+++ Supplied data

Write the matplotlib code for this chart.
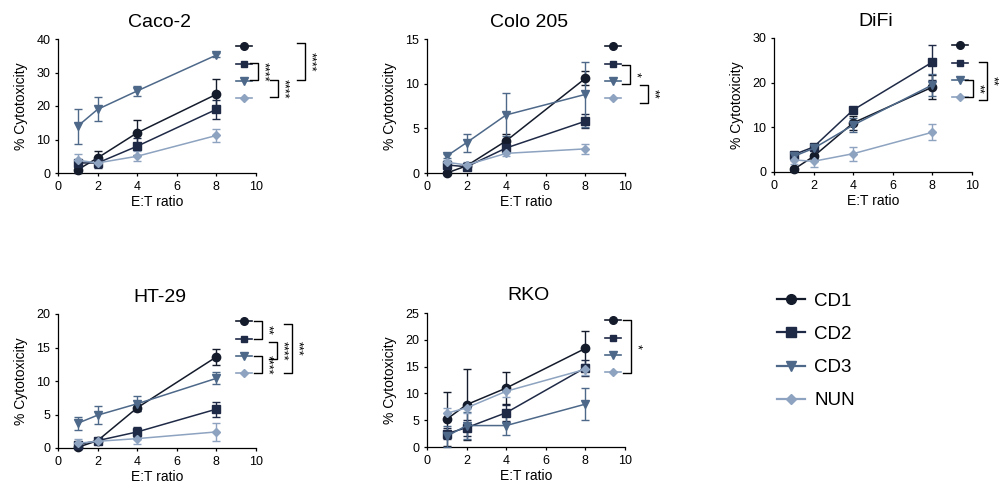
import matplotlib
matplotlib.use("Agg")
import matplotlib.pyplot as plt
from matplotlib.lines import Line2D

plt.rcParams['font.family'] = ['Liberation Sans', 'DejaVu Sans']

# E:T ratios
et_ratio = [1, 2, 4, 8]
groups = ['CD1', 'CD2', 'CD3', 'NUN']

# mean % cytotoxicity, one row per group (CD1, CD2, CD3, NUN)
caco2_mean = [[1.0, 4.5, 12.0, 23.5], [3.0, 3.0, 8.0, 19.0],
              [14.0, 19.0, 24.5, 35.2], [3.8, 3.0, 5.0, 11.2]]
caco2_err = [[1.0, 2.0, 3.7, 4.5], [1.0, 1.5, 2.5, 2.8],
             [5.2, 3.6, 1.5, 0.5], [2.0, 1.0, 1.5, 1.8]]

colo205_mean = [[0.0, 0.8, 3.6, 10.6], [0.9, 0.7, 2.8, 5.8],
                [1.9, 3.4, 6.5, 8.8], [1.2, 0.9, 2.2, 2.7]]
colo205_err = [[0.1, 0.3, 0.8, 0.8], [0.3, 0.3, 0.5, 0.8],
               [0.2, 1.0, 2.4, 3.6], [0.2, 0.3, 0.3, 0.6]]

difi_mean = [[0.6, 3.5, 11.0, 19.0], [3.9, 5.6, 13.9, 24.6],
             [3.5, 5.3, 10.5, 19.5], [2.7, 2.4, 4.1, 8.9]]
difi_err = [[0.3, 0.5, 1.5, 2.7], [0.5, 0.5, 0.5, 3.9],
            [0.5, 0.5, 1.5, 2.5], [1.0, 1.3, 1.6, 1.8]]

ht29_mean = [[0.1, 1.1, 6.0, 13.6], [0.5, 1.1, 2.4, 5.8],
             [3.7, 4.9, 6.6, 10.4], [0.7, 1.0, 1.4, 2.4]]
ht29_err = [[0.2, 0.2, 0.5, 1.2], [0.3, 0.2, 0.8, 1.1],
            [1.0, 1.3, 1.1, 0.9], [0.7, 0.3, 0.8, 1.4]]

rko_mean = [[5.2, 7.9, 11.0, 18.4], [2.5, 3.6, 6.4, 14.8],
            [2.0, 4.0, 4.0, 8.0], [6.3, 7.3, 10.4, 14.5]]
rko_err = [[5.1, 6.6, 2.9, 3.3], [1.0, 1.5, 1.5, 1.5],
           [2.0, 2.5, 1.8, 3.0], [1.0, 1.0, 1.0, 1.0]]

# significance brackets: (pixel y top, pixel y bottom, pixel x, stars)
caco2_sig = [(24, 41, 200, '****'), (41, 58, 220, '****'), (4, 41, 247, '****')]
colo205_sig = [(26, 45, 203, '*'), (46, 64, 221, '**')]
difi_sig = [(42, 59, 199, '**'), (24, 62, 213, '**')]
ht29_sig = [(7, 25, 204, '**'), (28, 45, 219, '****'), (42, 59, 204, '****'), (10, 59, 234, '***')]
rko_sig = [(7, 60, 204, '*')]

colors = ['#141b2b', '#1f2a47', '#4d6889', '#8da3c0']
markers = ['o', 's', 'v', 'D']
msizes = [6, 5.5, 6, 4.5]

W, H = 1002, 495
AW, AH = 198, 134

fig = plt.figure(figsize=(W / 100, H / 100), dpi=100)

panels = [
    ('Caco-2', 58, 173, 40, 10, caco2_mean, caco2_err, caco2_sig),
    ('Colo 205', 427, 173, 15, 5, colo205_mean, colo205_err, colo205_sig),
    ('DiFi', 774, 172, 30, 10, difi_mean, difi_err, difi_sig),
    ('HT-29', 58, 448, 20, 5, ht29_mean, ht29_err, ht29_sig),
    ('RKO', 427, 447, 25, 5, rko_mean, rko_err, rko_sig),
]

row_y = [7, 24.5, 42, 59]


def px(x, y):
    # pixel offsets from the axes top-left corner -> axes fraction
    return x / AW, 1 - y / AH


for title, left, bottom, ymax, ystep, means, errs, sigs in panels:
    ax = fig.add_axes([left / W, 1 - bottom / H, AW / W, AH / H])
    for i in range(4):
        ax.errorbar(et_ratio, means[i], yerr=errs[i], color=colors[i],
                    marker=markers[i], markersize=msizes[i], linewidth=1.1,
                    elinewidth=1.0, capsize=3, capthick=1.0, clip_on=False, zorder=3)
    ax.set_xlim(0, 10)
    ax.set_ylim(0, ymax)
    ax.set_xticks(range(0, 11, 2))
    ax.set_yticks(range(0, ymax + 1, ystep))
    for s in ['top', 'right']:
        ax.spines[s].set_visible(False)
    for s in ['left', 'bottom']:
        ax.spines[s].set_linewidth(0.9)
    ax.tick_params(direction='out', length=2.5, width=0.9, labelsize=9, pad=3)
    ax.set_xlabel('E:T ratio', fontsize=10, labelpad=2)
    ax.set_ylabel('% Cytotoxicity', fontsize=10, labelpad=6)
    ax.set_title(title, fontsize=14, x=0.515, pad=9)

    # small key markers next to each panel
    for i in range(4):
        x0, y0 = px(178, row_y[i])
        x1, _ = px(194, row_y[i])
        ax.plot([x0, x1], [y0, y0], transform=ax.transAxes, color=colors[i],
                linewidth=1.2, clip_on=False)
        ax.plot([(x0 + x1) / 2], [y0], transform=ax.transAxes, color=colors[i],
                marker=markers[i], markersize=msizes[i] - 0.5, clip_on=False)

    for y1, y2, xb, stars in sigs:
        xa, ya = px(xb - 8, y1)
        xv, yb = px(xb, y2)
        ax.plot([xa, xv, xv, xa], [ya, ya, yb, yb], transform=ax.transAxes,
                color='black', linewidth=1.0, clip_on=False)
        xt, yt = px(xb + 5.5, (y1 + y2) / 2)
        ax.text(xt, yt, stars, transform=ax.transAxes, rotation=270,
                fontsize=9, ha='center', va='center')

handles = [Line2D([0], [0], color=colors[i], marker=markers[i],
                  markersize=msizes[i] + 1, linewidth=1.6) for i in range(4)]
fig.legend(handles, groups, loc='center left', bbox_to_anchor=(777 / W, 1 - 351 / H),
           frameon=False, fontsize=13.5, handlelength=1.5, handletextpad=0.48,
           labelspacing=0.85, borderpad=0, borderaxespad=0)

fig.savefig('out.png', dpi=100)
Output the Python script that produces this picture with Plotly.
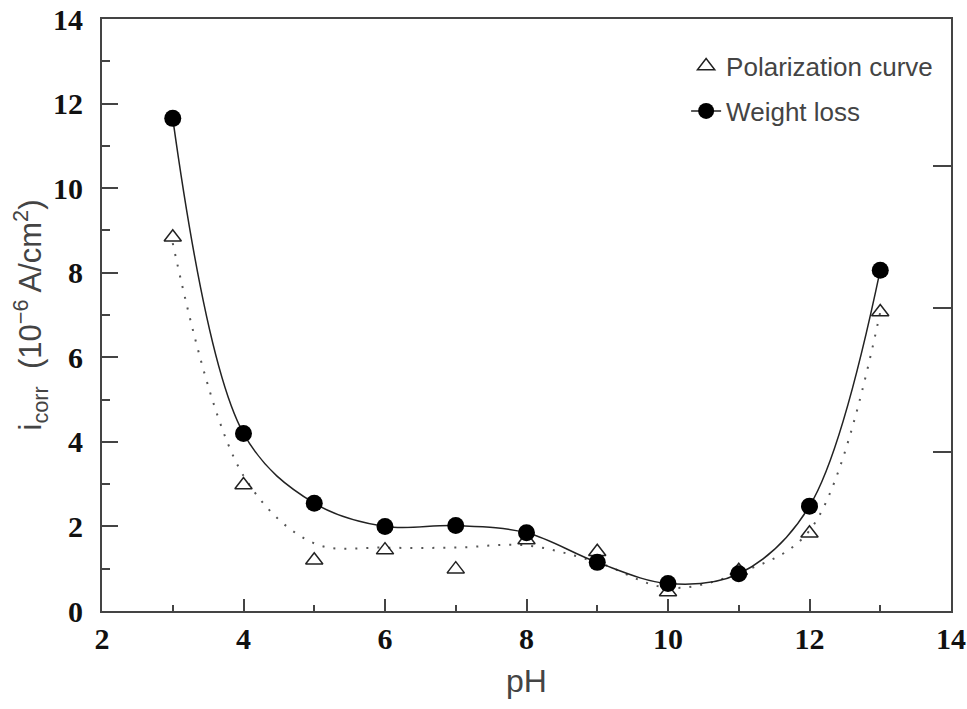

++++++

• What the task requires: Copy out all of the material exactly as written, without its pictures.

• Result for this exercise:
Write the matplotlib code for this chart.
import matplotlib
matplotlib.use("Agg")
import matplotlib.pyplot as plt
from matplotlib.lines import Line2D

plt.rcParams['font.family'] = ['Liberation Sans', 'DejaVu Sans']

# E:T ratios
et_ratio = [1, 2, 4, 8]
groups = ['CD1', 'CD2', 'CD3', 'NUN']

# mean % cytotoxicity, one row per group (CD1, CD2, CD3, NUN)
caco2_mean = [[1.0, 4.5, 12.0, 23.5], [3.0, 3.0, 8.0, 19.0],
              [14.0, 19.0, 24.5, 35.2], [3.8, 3.0, 5.0, 11.2]]
caco2_err = [[1.0, 2.0, 3.7, 4.5], [1.0, 1.5, 2.5, 2.8],
             [5.2, 3.6, 1.5, 0.5], [2.0, 1.0, 1.5, 1.8]]

colo205_mean = [[0.0, 0.8, 3.6, 10.6], [0.9, 0.7, 2.8, 5.8],
                [1.9, 3.4, 6.5, 8.8], [1.2, 0.9, 2.2, 2.7]]
colo205_err = [[0.1, 0.3, 0.8, 0.8], [0.3, 0.3, 0.5, 0.8],
               [0.2, 1.0, 2.4, 3.6], [0.2, 0.3, 0.3, 0.6]]

difi_mean = [[0.6, 3.5, 11.0, 19.0], [3.9, 5.6, 13.9, 24.6],
             [3.5, 5.3, 10.5, 19.5], [2.7, 2.4, 4.1, 8.9]]
difi_err = [[0.3, 0.5, 1.5, 2.7], [0.5, 0.5, 0.5, 3.9],
            [0.5, 0.5, 1.5, 2.5], [1.0, 1.3, 1.6, 1.8]]

ht29_mean = [[0.1, 1.1, 6.0, 13.6], [0.5, 1.1, 2.4, 5.8],
             [3.7, 4.9, 6.6, 10.4], [0.7, 1.0, 1.4, 2.4]]
ht29_err = [[0.2, 0.2, 0.5, 1.2], [0.3, 0.2, 0.8, 1.1],
            [1.0, 1.3, 1.1, 0.9], [0.7, 0.3, 0.8, 1.4]]

rko_mean = [[5.2, 7.9, 11.0, 18.4], [2.5, 3.6, 6.4, 14.8],
            [2.0, 4.0, 4.0, 8.0], [6.3, 7.3, 10.4, 14.5]]
rko_err = [[5.1, 6.6, 2.9, 3.3], [1.0, 1.5, 1.5, 1.5],
           [2.0, 2.5, 1.8, 3.0], [1.0, 1.0, 1.0, 1.0]]

# significance brackets: (pixel y top, pixel y bottom, pixel x, stars)
caco2_sig = [(24, 41, 200, '****'), (41, 58, 220, '****'), (4, 41, 247, '****')]
colo205_sig = [(26, 45, 203, '*'), (46, 64, 221, '**')]
difi_sig = [(42, 59, 199, '**'), (24, 62, 213, '**')]
ht29_sig = [(7, 25, 204, '**'), (28, 45, 219, '****'), (42, 59, 204, '****'), (10, 59, 234, '***')]
rko_sig = [(7, 60, 204, '*')]

colors = ['#141b2b', '#1f2a47', '#4d6889', '#8da3c0']
markers = ['o', 's', 'v', 'D']
msizes = [6, 5.5, 6, 4.5]

W, H = 1002, 495
AW, AH = 198, 134

fig = plt.figure(figsize=(W / 100, H / 100), dpi=100)

panels = [
    ('Caco-2', 58, 173, 40, 10, caco2_mean, caco2_err, caco2_sig),
    ('Colo 205', 427, 173, 15, 5, colo205_mean, colo205_err, colo205_sig),
    ('DiFi', 774, 172, 30, 10, difi_mean, difi_err, difi_sig),
    ('HT-29', 58, 448, 20, 5, ht29_mean, ht29_err, ht29_sig),
    ('RKO', 427, 447, 25, 5, rko_mean, rko_err, rko_sig),
]

row_y = [7, 24.5, 42, 59]


def px(x, y):
    # pixel offsets from the axes top-left corner -> axes fraction
    return x / AW, 1 - y / AH


for title, left, bottom, ymax, ystep, means, errs, sigs in panels:
    ax = fig.add_axes([left / W, 1 - bottom / H, AW / W, AH / H])
    for i in range(4):
        ax.errorbar(et_ratio, means[i], yerr=errs[i], color=colors[i],
                    marker=markers[i], markersize=msizes[i], linewidth=1.1,
                    elinewidth=1.0, capsize=3, capthick=1.0, clip_on=False, zorder=3)
    ax.set_xlim(0, 10)
    ax.set_ylim(0, ymax)
    ax.set_xticks(range(0, 11, 2))
    ax.set_yticks(range(0, ymax + 1, ystep))
    for s in ['top', 'right']:
        ax.spines[s].set_visible(False)
    for s in ['left', 'bottom']:
        ax.spines[s].set_linewidth(0.9)
    ax.tick_params(direction='out', length=2.5, width=0.9, labelsize=9, pad=3)
    ax.set_xlabel('E:T ratio', fontsize=10, labelpad=2)
    ax.set_ylabel('% Cytotoxicity', fontsize=10, labelpad=6)
    ax.set_title(title, fontsize=14, x=0.515, pad=9)

    # small key markers next to each panel
    for i in range(4):
        x0, y0 = px(178, row_y[i])
        x1, _ = px(194, row_y[i])
        ax.plot([x0, x1], [y0, y0], transform=ax.transAxes, color=colors[i],
                linewidth=1.2, clip_on=False)
        ax.plot([(x0 + x1) / 2], [y0], transform=ax.transAxes, color=colors[i],
                marker=markers[i], markersize=msizes[i] - 0.5, clip_on=False)

    for y1, y2, xb, stars in sigs:
        xa, ya = px(xb - 8, y1)
        xv, yb = px(xb, y2)
        ax.plot([xa, xv, xv, xa], [ya, ya, yb, yb], transform=ax.transAxes,
                color='black', linewidth=1.0, clip_on=False)
        xt, yt = px(xb + 5.5, (y1 + y2) / 2)
        ax.text(xt, yt, stars, transform=ax.transAxes, rotation=270,
                fontsize=9, ha='center', va='center')

handles = [Line2D([0], [0], color=colors[i], marker=markers[i],
                  markersize=msizes[i] + 1, linewidth=1.6) for i in range(4)]
fig.legend(handles, groups, loc='center left', bbox_to_anchor=(777 / W, 1 - 351 / H),
           frameon=False, fontsize=13.5, handlelength=1.5, handletextpad=0.48,
           labelspacing=0.85, borderpad=0, borderaxespad=0)

fig.savefig('out.png', dpi=100)
Output the Python script that produces this picture with Plotly.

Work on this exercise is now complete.